Okefenokee Swamp threatened by proposed strip mine

By Dianne Mathiowetz
May 10, 2023

Atlanta

A years-long struggle by the Muskogee Creek Nation and environmentalists to preserve the Okefenokee Swamp, home of the Okefenokee National Wildlife Refuge, is ramping up its campaign to stop Alabama-based Twin Pines Minerals from strip mining the eastern edge of this unique ecosystem.

Okefenokee Swamp, Georgia.

Opponents say that what is at risk is a 650-square-mile wilderness, located in southern Georgia and extending to the Florida border. The area is the largest carbon reserve in the U.S. and the source of the Suwannee and St. Marys Rivers. (garivers.org)

Home to countless unique and endangered species of birds, reptiles, mammals, fish and plant life, Okefenokee’s human history goes back thousands of years. The name comes from a shortened Muskogee Creek phrase, meaning “water shaking,” which describes how the dark, still waters moved when canoes traveled through the swamp.

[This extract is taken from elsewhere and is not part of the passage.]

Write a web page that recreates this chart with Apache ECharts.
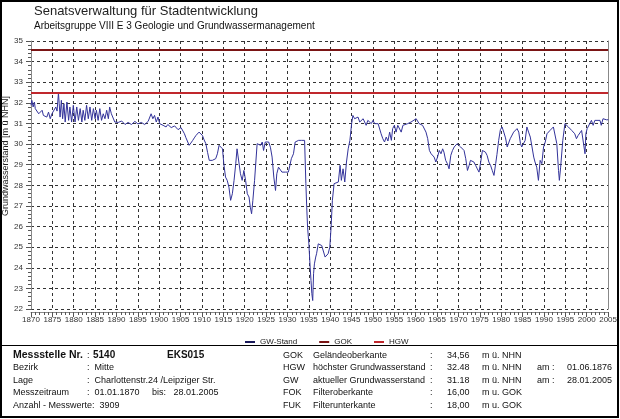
<!DOCTYPE html>
<html><head><meta charset="utf-8">
<script src="https://cdn.jsdelivr.net/npm/echarts@6/dist/echarts.min.js"></script>
<style>html,body{margin:0;padding:0;background:#fff}#c{width:620px;height:419px}</style>
</head><body><div id="c"></div>
<script>
// decimal years of measurements
const years = [1870.0,1870.2,1870.5,1870.8,1871.0,1871.4,1871.8,1872.2,1872.6,1872.9,1873.3,1873.7,1874.1,1874.5,1874.9,1875.3,1875.8,1876.1,1876.42,1876.6,1876.8,1877.1,1877.4,1877.7,1878.0,1878.4,1878.8,1879.1,1879.5,1879.9,1880.3,1880.7,1881.1,1881.5,1881.9,1882.2,1882.6,1883.0,1883.4,1883.8,1884.2,1884.6,1885.0,1885.3,1885.7,1886.1,1886.5,1886.9,1887.3,1887.7,1888.1,1888.4,1888.8,1889.2,1889.6,1890.0,1890.4,1890.8,1891.2,1891.6,1892.0,1892.3,1892.7,1893.1,1893.5,1893.9,1894.3,1894.7,1895.0,1895.4,1895.8,1896.2,1896.6,1897.0,1897.4,1897.8,1898.1,1898.5,1898.9,1899.3,1899.7,1900.1,1900.5,1900.9,1901.3,1901.6,1902.0,1902.4,1902.8,1903.2,1903.6,1904.0,1904.4,1904.7,1905.1,1905.5,1905.9,1906.2,1906.6,1907.0,1907.4,1907.8,1908.2,1908.6,1909.0,1909.3,1909.7,1910.1,1910.5,1910.9,1911.3,1911.7,1912.0,1912.4,1912.8,1913.2,1913.6,1914.0,1914.4,1914.8,1915.1,1915.5,1915.9,1916.3,1916.7,1917.1,1917.5,1917.9,1918.2,1918.6,1919.0,1919.4,1919.8,1920.2,1920.6,1921.0,1921.3,1921.6,1921.9,1922.3,1922.9,1923.3,1923.7,1924.1,1924.4,1924.8,1925.2,1925.6,1926.0,1926.4,1926.8,1927.2,1927.5,1927.9,1928.3,1928.7,1929.1,1929.5,1929.9,1930.2,1930.6,1930.9,1931.4,1931.8,1932.2,1932.6,1932.9,1933.3,1933.7,1934.0,1934.3,1934.5,1934.7,1935.0,1935.3,1935.5,1935.7,1935.9,1936.1,1936.3,1936.6,1936.8,1937.2,1937.6,1938.0,1938.4,1938.8,1939.2,1939.5,1939.9,1940.2,1940.5,1940.9,1941.2,1941.9,1942.3,1942.6,1943.0,1943.4,1943.8,1944.2,1944.6,1945.0,1945.3,1945.7,1946.1,1946.5,1946.9,1947.3,1947.7,1948.1,1948.4,1948.8,1949.2,1949.6,1950.0,1950.4,1950.8,1951.2,1951.5,1951.9,1952.3,1952.7,1953.1,1953.5,1953.9,1954.3,1954.6,1955.0,1955.4,1955.8,1956.2,1956.6,1957.0,1957.4,1958.1,1958.9,1960.1,1960.8,1961.6,1962.4,1962.8,1963.2,1963.6,1963.9,1964.3,1964.7,1965.1,1965.5,1965.9,1966.3,1966.6,1967.0,1967.4,1967.8,1968.2,1968.6,1969.0,1969.4,1969.7,1970.1,1970.5,1970.9,1971.3,1971.7,1972.1,1972.5,1972.8,1973.2,1973.6,1974.0,1974.4,1974.8,1975.2,1975.6,1976.0,1976.3,1976.7,1977.1,1977.5,1977.9,1978.3,1978.7,1979.0,1979.4,1979.8,1980.2,1980.6,1981.0,1981.4,1982.1,1982.9,1983.7,1984.1,1984.5,1984.8,1985.2,1985.6,1986.0,1986.4,1986.8,1987.2,1987.6,1987.9,1988.3,1988.7,1989.1,1989.5,1989.9,1990.3,1990.7,1991.4,1992.2,1992.6,1993.0,1993.4,1993.6,1993.9,1994.4,1994.9,1995.7,1996.5,1997.2,1997.6,1998.0,1998.8,1999.2,1999.6,1999.8,2000.1,2000.7,2001.1,2001.5,2001.9,2002.3,2003.1,2003.4,2003.8,2004.6,2005.07];
// groundwater level [m ü NHN]
const levels = [31.88,32.12,31.80,32.04,31.72,31.64,31.47,31.55,31.64,31.39,31.47,31.31,31.55,31.23,31.47,31.39,31.80,31.60,32.48,31.96,31.31,32.12,31.23,31.96,31.07,32.04,31.15,31.80,31.07,31.88,31.07,31.80,31.15,31.72,31.07,31.64,31.15,31.88,31.23,31.80,31.15,31.72,31.23,31.64,31.15,31.72,31.15,31.47,31.23,31.64,31.23,31.80,31.47,31.55,31.07,31.15,31.05,30.99,31.12,31.07,30.95,30.91,31.05,31.07,30.95,30.99,31.10,31.15,30.98,30.91,31.05,31.07,30.95,30.99,31.10,31.15,31.47,31.23,31.39,31.07,31.31,30.99,31.05,30.91,30.98,30.83,30.95,30.91,30.80,30.75,30.88,30.83,30.70,30.67,30.80,30.75,30.50,30.33,30.26,29.94,30.05,30.17,30.30,30.42,30.50,30.58,30.67,30.42,30.20,30.02,29.60,29.21,29.25,29.21,29.30,29.29,29.53,29.94,30.02,29.77,29.05,28.40,28.24,27.91,27.27,27.59,28.24,29.05,29.77,29.69,28.56,28.24,28.72,28.24,27.59,27.43,26.94,26.62,27.27,28.24,30.02,30.10,29.94,30.10,29.69,30.10,30.02,30.10,29.85,29.37,28.40,27.75,28.56,28.88,28.80,28.64,28.72,28.64,28.70,28.64,29.00,29.29,29.53,30.10,30.15,30.18,30.10,30.18,30.21,30.18,28.08,26.94,25.97,25.16,24.03,23.38,22.74,22.41,23.71,24.19,24.52,24.68,25.16,25.24,25.08,25.00,24.52,24.44,24.68,25.00,25.97,27.27,28.08,28.08,28.16,28.97,28.24,28.80,28.16,29.13,29.77,30.18,30.99,31.39,31.23,31.15,31.31,31.07,31.15,31.23,31.31,30.91,31.15,31.07,30.99,31.15,30.99,30.91,30.99,30.91,30.50,30.26,30.10,30.34,30.15,30.58,30.18,30.75,30.91,30.58,30.91,30.83,30.58,30.91,30.99,30.99,31.07,31.23,30.99,30.91,30.58,30.26,29.69,29.53,29.61,29.37,29.13,29.37,29.69,29.53,29.77,29.61,29.21,29.05,28.80,29.45,29.69,29.86,29.94,30.02,30.10,29.86,29.94,29.69,29.29,28.72,28.97,29.21,29.29,29.13,28.97,28.80,28.64,29.13,29.69,29.77,29.61,29.45,29.13,28.97,28.72,28.48,29.05,29.50,30.18,30.70,30.83,30.58,30.30,29.86,30.26,30.58,30.75,30.58,30.02,29.86,29.94,30.18,30.83,30.58,30.34,29.86,29.37,29.13,28.88,28.24,29.21,29.05,29.86,30.10,30.50,30.66,30.83,30.75,30.02,28.72,28.24,28.88,30.18,30.99,30.83,30.66,30.50,30.26,30.42,30.66,30.58,29.53,30.50,30.75,30.99,31.15,30.91,31.15,31.07,31.15,30.91,31.23,31.18,31.18];
const GOK = 34.56;   // Geländeoberkante
const HGW = 32.48;   // höchster Grundwasserstand
const xRange = [1870, 2005];
const yRange = [22, 35];
const seriesNames = ['GW-Stand', 'GOK', 'HGW'];

const gw = years.map((y, i) => [y, levels[i]]);
const F = 'Liberation Sans, Arial, sans-serif';

function txt(x, y, s, opt) {
  opt = opt || {};
  return {type:'text', left:x, top:y - (opt.size || 9) * 0.6, silent:true,
    style:{text:s, font:(opt.bold?'bold ':'') + (opt.size || 9) + 'px ' + F, fill:'#111'}};
}
const rows = [356, 368.5, 381, 393.5, 406];
const info = [
  txt(13, rows[0], 'Messstelle Nr.', {bold:true, size:10.5}),
  txt(87, rows[0], ':'), txt(93, rows[0], '5140', {bold:true, size:10}),
  txt(167, rows[0], 'EKS015', {bold:true, size:10}),
  txt(13, rows[1], 'Bezirk'), txt(87, rows[1], ':  Mitte'),
  txt(13, rows[2], 'Lage'), txt(87, rows[2], ':  Charlottenstr.24 /Leipziger Str.'),
  txt(13, rows[3], 'Messzeitraum'), txt(87, rows[3], ':  01.01.1870     bis:   28.01.2005'),
  txt(13, rows[4], 'Anzahl - Messwerte:  3909'),
  txt(283, rows[0], 'GOK'), txt(283, rows[1], 'HGW'), txt(283, rows[2], 'GW'), txt(283, rows[3], 'FOK'), txt(283, rows[4], 'FUK'),
  txt(313, rows[0], 'Geländeoberkante'), txt(313, rows[1], 'höchster Grundwasserstand'),
  txt(313, rows[2], 'aktueller Grundwasserstand'), txt(313, rows[3], 'Filteroberkante'), txt(313, rows[4], 'Filterunterkante'),
  txt(430, rows[0], ':'), txt(430, rows[1], ':'), txt(430, rows[2], ':'), txt(430, rows[3], ':'), txt(430, rows[4], ':'),
  txt(447, rows[0], '34,56'), txt(447, rows[1], '32.48'), txt(447, rows[2], '31.18'), txt(447, rows[3], '16,00'), txt(447, rows[4], '18,00'),
  txt(482, rows[0], 'm ü. NHN'), txt(482, rows[1], 'm ü. NHN'), txt(482, rows[2], 'm ü. NHN'), txt(482, rows[3], 'm u. GOK'), txt(482, rows[4], 'm u. GOK'),
  txt(537, rows[1], 'am :'), txt(537, rows[2], 'am :'),
  txt(567, rows[1], '01.06.1876'), txt(567, rows[2], '28.01.2005')
];

const chart = echarts.init(document.getElementById('c'), null, {renderer:'canvas'});
const gridLine = {show:true, lineStyle:{type:[3,3], color:'#333', width:1}};
chart.setOption({
  animation:false,
  backgroundColor:'#fff',
  grid:{left:31, top:41, width:581, height:268},
  legend:{data:seriesNames, left:240, top:333, icon:'rect', itemWidth:10, itemHeight:2, itemGap:22,
    textStyle:{fontSize:8, color:'#222', fontFamily:F}},
  xAxis:{type:'value', min:xRange[0], max:xRange[1], interval:5, offset:3,
    axisLine:{show:true, lineStyle:{color:'#888'}},
    axisTick:{show:true, length:5, lineStyle:{color:'#555'}},
    minorTick:{show:true, splitNumber:5, length:3, lineStyle:{color:'#555'}},
    axisLabel:{fontSize:8, color:'#333', margin:4, fontFamily:F, formatter:v=>String(v)},
    splitLine:gridLine},
  yAxis:[{type:'value', min:yRange[0], max:yRange[1], interval:1,
    axisLine:{show:true, lineStyle:{color:'#888'}},
    axisTick:{show:true, length:5, lineStyle:{color:'#555'}},
    minorTick:{show:true, splitNumber:5, length:3, lineStyle:{color:'#555'}},
    axisLabel:{fontSize:8, color:'#333', margin:8, fontFamily:F},
    splitLine:gridLine},
   {type:'value', position:'right', min:yRange[0], max:yRange[1], interval:1,
    axisLine:{show:true, lineStyle:{color:'#888'}}, axisTick:{show:false}, axisLabel:{show:false}, splitLine:{show:false}}],
  series:[
    {name:seriesNames[0], type:'line', data:gw, showSymbol:false, symbol:'none', z:3,
      lineStyle:{color:'#33339a', width:1}, itemStyle:{color:'#1a1a5a'}},
    {name:seriesNames[1], type:'line', data:[[xRange[0], GOK],[xRange[1], GOK]], symbol:'none',
      lineStyle:{color:'#7a1414', width:2}, itemStyle:{color:'#7a1414'}},
    {name:seriesNames[2], type:'line', data:[[xRange[0], HGW],[xRange[1], HGW]], symbol:'none',
      lineStyle:{color:'#c0282d', width:2}, itemStyle:{color:'#c0282d'}}
  ],
  graphic:[
    {type:'rect', shape:{x:1, y:1, width:617, height:416}, style:{fill:'none', stroke:'#000', lineWidth:2}, silent:true},
    {type:'line', shape:{x1:1, y1:345.5, x2:619, y2:345.5}, style:{stroke:'#000', lineWidth:1}, silent:true},
    {type:'text', left:34, top:5, style:{text:'Senatsverwaltung für Stadtentwicklung', font:'13px ' + F, fill:'#222'}},
    {type:'text', left:34, top:21, style:{text:'Arbeitsgruppe VIII E 3 Geologie und Grundwassermanagement', font:'10px ' + F, fill:'#111'}},
    {type:'text', x:6, y:156, rotation:Math.PI/2, style:{text:'Grundwasserstand [m ü NHN]', font:'9px ' + F, fill:'#222', textAlign:'center', textVerticalAlign:'middle'}}
  ].concat(info)
});
</script></body></html>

The U.S. military brutally removed the Indigenous nations of the South in the 1830s to Oklahoma, at the cost of untold lives along the Trail of Tears. However, as Turner Hunt, tribal historic preservation officer for the Muskogee Creek Nation, has stated, the Okefenokee Swamp “is very much part of us as a Muskogean people.”

The Muskogee Nation has joined in the “call for a more thorough review,” in light of “the risk to the cultural and natural resources” of the Okefenokee. (Atlanta Journal-Constitution, “Report: Okefenokee Swamp among country’s ‘most endangered’ waterways,” April 18) The Muskogee Creek Nation won a legal say in management of the wildlife refuge from the Biden administration last year.

The brilliance of the stars

The hundreds of thousands of visitors who come to see this unique wilderness are mesmerized by the mirror-like quality of the waters; they reflect the trees and the sky above in the day, and at night the brilliance of the stars amazes.

It is the water loss and multiple forms of environmental degradation integral to the strip-mining process, which motivate the many forces that oppose issuing a permit to mine for titanium, a common mineral. While titanium is used in aircraft and military weaponry, it is most commonly used as a whitening agent in paint, toothpaste and other household products.

Twin Pine Minerals plans to initially dig for the mineral on some 740 acres on the Trail Ridge, an ancient inland sand dune forming a geological boundary on the eastern side of the swamp. Their plan is to dig pits 150 feet deep, remove the sand, strip out the titanium mineral particles and put the sand back, all supposedly without harming the swamp’s water table.

The U.S. Fish and Wildlife Service and independent hydrologists and environmentalists counter this argument, stating that the structural integrity of the sand dune would be destroyed and would inevitably create lower water levels and pollution impacting the wildlife and vegetation, the habitat and ecosystem.

The use of heavy equipment, the structures, noise and lights required to process tons of sand will create a disastrous impact on this rare ecosystem, opponents say. The predicted lower water levels would increase the risk of the swamp’s immense peat bogs drying out and catching fire, thus releasing centuries of stored carbon back into the atmosphere. This is a climate change disaster not to be risked.

The permitting process is in the hands of the Georgia Environmental Protection Division, which has moved the review of the Twin Pines plans along up to now, despite over 77,000 comments from the public opposing the strip mine in January and February 2023. The EPD has given no estimate on the length of time they will take to examine the many technical comments it has received.

Meanwhile the number of newspaper articles, including in the Atlanta Journal-Constitution, local organizing in the counties around the Okefenokee, and national and international attention to the dangers to its unique and special character are bringing new voices and power to the campaign to save the Okefenokee Swamp.